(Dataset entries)
# # # # #

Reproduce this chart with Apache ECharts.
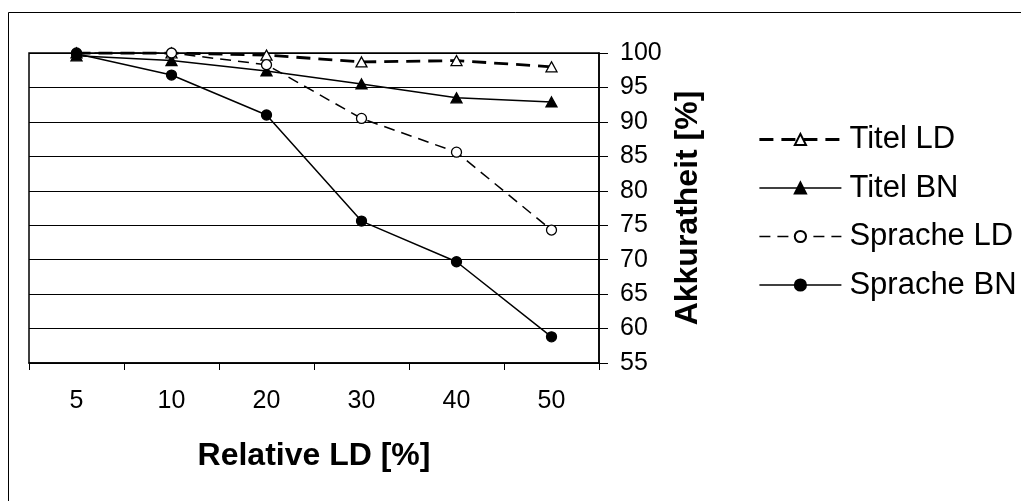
<!DOCTYPE html>
<html><head><meta charset="utf-8">
<script src="https://cdn.jsdelivr.net/npm/echarts@6/dist/echarts.min.js"></script>
<style>html,body{margin:0;padding:0;background:#fff}#c{width:1021px;height:501px}</style>
</head><body><div id="c"></div>
<script>
const categories = ['5', '10', '20', '30', '40', '50'];
const titelLD = [100, 100, 99.7, 98.7, 98.9, 98.0];
const titelBN = [99.6, 98.9, 97.4, 95.5, 93.5, 92.9];
const spracheLD = [100, 100, 98.3, 90.5, 85.6, 74.3];
const spracheBN = [99.9, 96.8, 91.0, 75.6, 69.7, 58.8];
const yMin = 55, yMax = 100, yStep = 5;
const seriesNames = ['Titel LD', 'Titel BN', 'Sprache LD', 'Sprache BN'];
const xName = 'Relative LD [%]';
const yName = 'Akkuratheit [%]';

const FONT = '"Liberation Sans", Arial, sans-serif';
const chart = echarts.init(document.getElementById('c'), null, {renderer: 'canvas'});

const styles = [
  {symbol: 'triangle', filled: false, width: 2.8, dash: [14, 8]},
  {symbol: 'triangle', filled: true, width: 1.5, dash: 'solid'},
  {symbol: 'circle', filled: false, width: 1.5, dash: [11, 7]},
  {symbol: 'circle', filled: true, width: 1.5, dash: 'solid'}
];

function mk(i, data) {
  const s = styles[i];
  return {
    name: seriesNames[i], type: 'line', data, symbol: s.symbol,
    symbolSize: s.symbol === 'triangle' ? [11, 10] : 10,
    showAllSymbol: true,
    animation: false,
    lineStyle: {color: '#000', width: s.width, type: s.dash},
    itemStyle: {color: s.filled ? '#000' : '#fff', borderColor: '#000', borderWidth: 1.3, opacity: 1}
  };
}

chart.setOption({
  backgroundColor: '#fff',
  animation: false,
  textStyle: {fontFamily: FONT, color: '#000'},
  graphic: [{
    type: 'rect', shape: {x: 8.5, y: 12.5, width: 1100, height: 600},
    style: {fill: 'none', stroke: '#000', lineWidth: 1}, silent: true, z: -10
  }],
  grid: {left: 29, top: 53, width: 570, height: 310, show: true, borderColor: '#000', borderWidth: 1.5, backgroundColor: 'transparent'},
  legend: {
    orient: 'vertical', left: 758, top: 124, padding: 0, itemGap: 17.5,
    itemWidth: 82, itemHeight: 14,
    textStyle: {fontFamily: FONT, fontSize: 31, color: '#000', padding: [0, 0, 0, 3]},
    data: seriesNames.map((n, i) => ({
      name: n,
      lineStyle: {color: '#000', width: styles[i].width, type: styles[i].dash}
    }))
  },
  xAxis: {
    type: 'category', data: categories, boundaryGap: true,
    axisLine: {show: true, lineStyle: {color: '#000', width: 1.5}},
    axisTick: {show: true, length: 7, lineStyle: {color: '#000', width: 1}},
    axisLabel: {fontFamily: FONT, fontSize: 25, color: '#000', margin: 26},
    splitLine: {show: false},
    name: xName, nameLocation: 'middle', nameGap: 77,
    nameTextStyle: {fontFamily: FONT, fontSize: 32, fontWeight: 'bold', color: '#000'}
  },
  yAxis: {
    type: 'value', position: 'right', min: yMin, max: yMax, interval: yStep,
    axisLine: {show: true, lineStyle: {color: '#000', width: 1.5}},
    axisTick: {show: true, length: 9, lineStyle: {color: '#000', width: 1}},
    axisLabel: {fontFamily: FONT, fontSize: 25, color: '#000', margin: 21},
    splitLine: {show: true, lineStyle: {color: '#000', width: 1}},
    name: yName, nameLocation: 'middle', nameGap: 73,
    nameTextStyle: {fontFamily: FONT, fontSize: 32, fontWeight: 'bold', color: '#000'}
  },
  series: [
    mk(0, titelLD),
    mk(1, titelBN),
    mk(2, spracheLD),
    mk(3, spracheBN)
  ]
});
</script></body></html>
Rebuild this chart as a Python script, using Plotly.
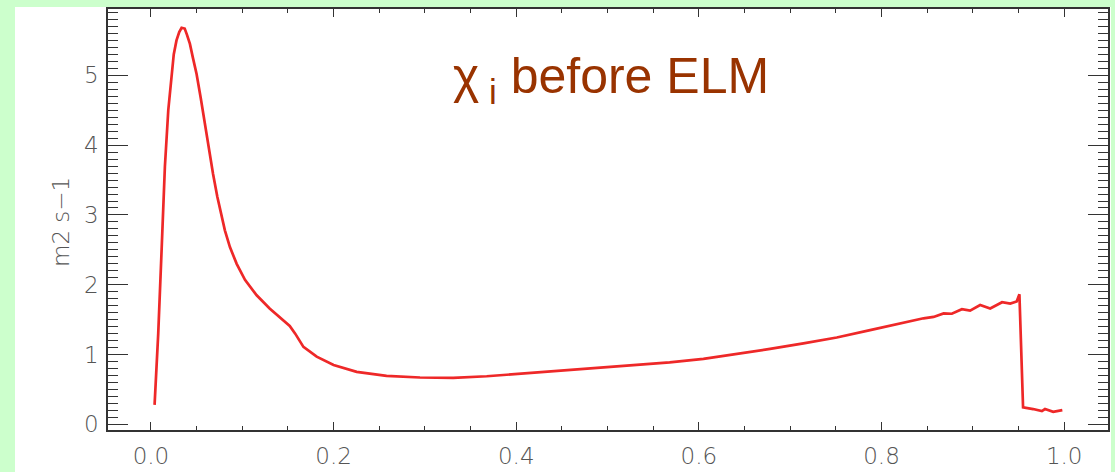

# # # # #

Your task is to repeat the opening line of the entries above and each line after it, ending with the line that has "const yName = 'Akkuratheit [%]';". Do not include the pictures.

§ Expected output
Reproduce this chart with Apache ECharts.
<!DOCTYPE html>
<html><head><meta charset="utf-8">
<script src="https://cdn.jsdelivr.net/npm/echarts@6/dist/echarts.min.js"></script>
<style>html,body{margin:0;padding:0;background:#fff}#c{width:1021px;height:501px}</style>
</head><body><div id="c"></div>
<script>
const categories = ['5', '10', '20', '30', '40', '50'];
const titelLD = [100, 100, 99.7, 98.7, 98.9, 98.0];
const titelBN = [99.6, 98.9, 97.4, 95.5, 93.5, 92.9];
const spracheLD = [100, 100, 98.3, 90.5, 85.6, 74.3];
const spracheBN = [99.9, 96.8, 91.0, 75.6, 69.7, 58.8];
const yMin = 55, yMax = 100, yStep = 5;
const seriesNames = ['Titel LD', 'Titel BN', 'Sprache LD', 'Sprache BN'];
const xName = 'Relative LD [%]';
const yName = 'Akkuratheit [%]';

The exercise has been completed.